Fat mass – not BMI – is a primary cause of foot pain

Butterworth Fat mass 125Fat mass can be an indicator of foot pain, independent of fat-free mass in the body, a recent study has found.

The study examined 51 participants with a range of body weight levels over 3 years. It was conducted by researchers including Dr Donna UrquhartProf Flavia Cicuttini, and A/Prof Anita Wluka from the DEPM's Musculoskeletal Unit.

It concluded that people with a higher “fat mass” – the amount of fat cells stored in the body – were more likely to suffer from foot pain.

Body mass index (BMI,) on the other hand, was not shown to be a significant predictor of foot pain.
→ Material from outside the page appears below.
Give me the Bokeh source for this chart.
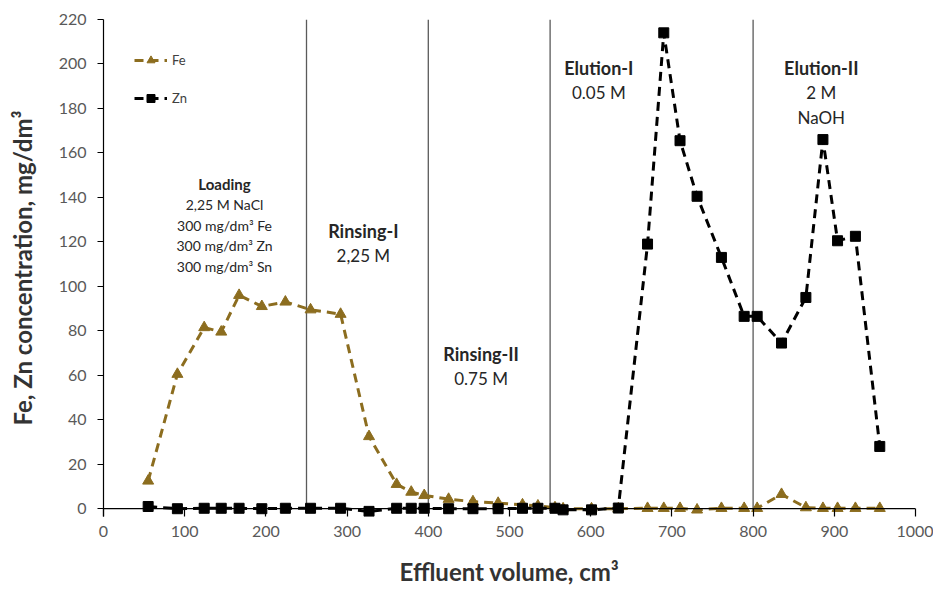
from bokeh.plotting import figure
from bokeh.models import Range1d, FixedTicker, Span, Legend, LegendItem, ColumnDataSource
from bokeh.core.properties import value
from bokeh.embed import file_html
from bokeh.resources import INLINE

# ---- data ----
volume = [55, 91, 124, 145, 167, 195, 224, 255, 292, 327, 361, 379, 395, 425, 455, 486,
          516, 535, 556, 566, 601, 634, 670, 690, 710, 731, 761, 789, 805, 835, 865, 886,
          904, 926, 956]
fe_conc = [12.5, 60.5, 81.5, 79.5, 96, 91, 93, 89.5, 87.5, 32.5, 11, 7.5, 6, 4.3, 3.2, 2.5,
           1.8, 1.3, 0.5, 0, 0, 0, 0.2, 0.2, 0.2, -0.5, 0.2, 0.2, 0.2, 6.5, 0.5, 0.2,
           0.2, 0.2, 0.2]
zn_conc = [1, 0, 0.2, 0.2, 0.2, 0, 0.2, 0.2, 0.2, -1.2, 0.2, 0.2, 0.2, 0, 0, 0,
           0.2, 0.2, 0.2, -0.5, -0.5, 0.3, 119, 214, 165.5, 140.5, 113, 86.5, 86.5, 74.5, 95, 166,
           120.5, 122.5, 28]
phase_bounds = [250, 400, 550, 800]
phase_titles = ["Loading", "Rinsing-I", "Rinsing-II", "Elution-I", "Elution-II"]
phase_notes = [["2,25 M NaCl", "300 mg/dm³ Fe", "300 mg/dm³ Zn", "300 mg/dm³ Sn"],
               ["2,25 M"], ["0.75 M"], ["0.05 M"], ["2 M", "NaOH"]]
phase_label_x = [149, 320, 465, 610, 884]
phase_label_y = [146, 125, 69.7, 198, 198]
x_ticks = [0, 100, 200, 300, 400, 500, 600, 700, 800, 900, 1000]
y_ticks = [0, 20, 40, 60, 80, 100, 120, 140, 160, 180, 200, 220]

FE_COLOR = "#8C6D1F"
FONT = "Lato"

p = figure(width=933, height=590, output_backend="svg", toolbar_location=None,
           x_range=Range1d(0, 1000), y_range=Range1d(-3.5, 220),
           min_border_left=103, min_border_right=18, min_border_top=19, min_border_bottom=74)
p.outline_line_color = None
p.xgrid.visible = False
p.ygrid.visible = False
p.background_fill_color = "white"

# axes
p.xaxis.ticker = FixedTicker(ticks=x_ticks)
p.yaxis.ticker = FixedTicker(ticks=y_ticks)
for ax in (p.xaxis[0], p.yaxis[0]):
    ax.major_label_text_font = FONT
    ax.major_label_text_font_size = "16px"
    ax.major_label_text_color = "#595959"
    ax.minor_tick_line_color = None
    ax.major_tick_line_color = "black"
    ax.major_tick_line_width = 1.2
    ax.axis_label_text_font = FONT
    ax.axis_label_text_font_style = "bold"
    ax.axis_label_text_color = "#333333"
    ax.axis_label_text_font_size = "24px"
p.xaxis.axis_line_color = None
p.xaxis.major_tick_in = 8
p.xaxis.major_tick_out = 0
p.xaxis.major_label_standoff = 9
p.xaxis.axis_label = "Effluent volume, cm³"
p.xaxis.axis_label_standoff = 17
p.yaxis.axis_line_color = "black"
p.yaxis.axis_line_width = 1.2
p.yaxis.major_tick_in = 0
p.yaxis.major_tick_out = 6
p.yaxis.major_label_standoff = 11
p.yaxis.axis_label = "Fe, Zn concentration, mg/dm³"
p.yaxis.axis_label_standoff = 19

p.add_layout(Span(location=0, dimension="width", line_color="black", line_width=1.2))

# phase boundaries
p.segment(x0=phase_bounds, y0=[0] * len(phase_bounds), x1=phase_bounds,
          y1=[220] * len(phase_bounds), line_color="#5a5a5a", line_width=1.3)

# series
src = ColumnDataSource(dict(v=volume, fe=fe_conc, zn=zn_conc))
fe_line = p.line("v", "fe", source=src, line_color=FE_COLOR, line_width=3, line_dash="9 6")
fe_pts = p.scatter("v", "fe", source=src, marker="triangle", size=11,
                   fill_color=FE_COLOR, line_color=FE_COLOR)
zn_line = p.line("v", "zn", source=src, line_color="black", line_width=3, line_dash="9 6")
zn_pts = p.scatter("v", "zn", source=src, marker="square", size=10,
                   fill_color="black", line_color="black")

# phase annotations
tx, ty, tt = [], [], []
nx, ny, nt, noff, nsize = [], [], [], [], []
for i, title in enumerate(phase_titles):
    tx.append(phase_label_x[i]); ty.append(phase_label_y[i]); tt.append(title)
    step = 20.5 if i == 0 else 24.5
    for j, note in enumerate(phase_notes[i]):
        nx.append(phase_label_x[i]); ny.append(phase_label_y[i]); nt.append(note)
        noff.append(step * (j + 1))
        nsize.append("14px" if i == 0 else "17px")
tsize = ["15px"] + ["18px"] * (len(phase_titles) - 1)
p.text(x="x", y="y", text="t", source=ColumnDataSource(dict(x=tx, y=ty, t=tt, s=tsize)),
       text_font=value(FONT), text_font_style="bold", text_font_size="s",
       text_align="center", text_baseline="middle", text_color="#262626")
p.text(x="x", y="y", text="t", y_offset="o",
       source=ColumnDataSource(dict(x=nx, y=ny, t=nt, o=noff, s=nsize)),
       text_font=value(FONT), text_font_size="s",
       text_align="center", text_baseline="middle", text_color="#262626")

legend = Legend(items=[LegendItem(label="Fe", renderers=[fe_line, fe_pts]),
                       LegendItem(label="Zn", renderers=[zn_line, zn_pts])],
                location="top_left", margin=31, padding=0, spacing=18,
                glyph_width=33, glyph_height=20, label_height=20, label_standoff=5,
                label_text_font=FONT, label_text_font_size="13px", label_text_color="#404040",
                border_line_color=None, background_fill_alpha=0)
p.add_layout(legend)

open("out.html", "w").write(file_html(p, INLINE))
BMI is a way of calculating body shape, which does not differentiate between fat and fat-free forms of mass, such as muscle, and larger body structures that come from height.

The authors of the study speculate that this may mean that foot pain is likely to be related to the metabolic process and adipose tissue (which is what fat is made up of,) rather than simply being a symptom of too much strain.

24% of adults over the age of 45 suffer frequent foot pain, with a relatively high number of overweight adolescents also being affected.

The ailment can create difficulties with balance and walking, general daily activities, and overall quality of life.

The study recommended weight loss, exercise and counselling methods as a way to reduce foot pain.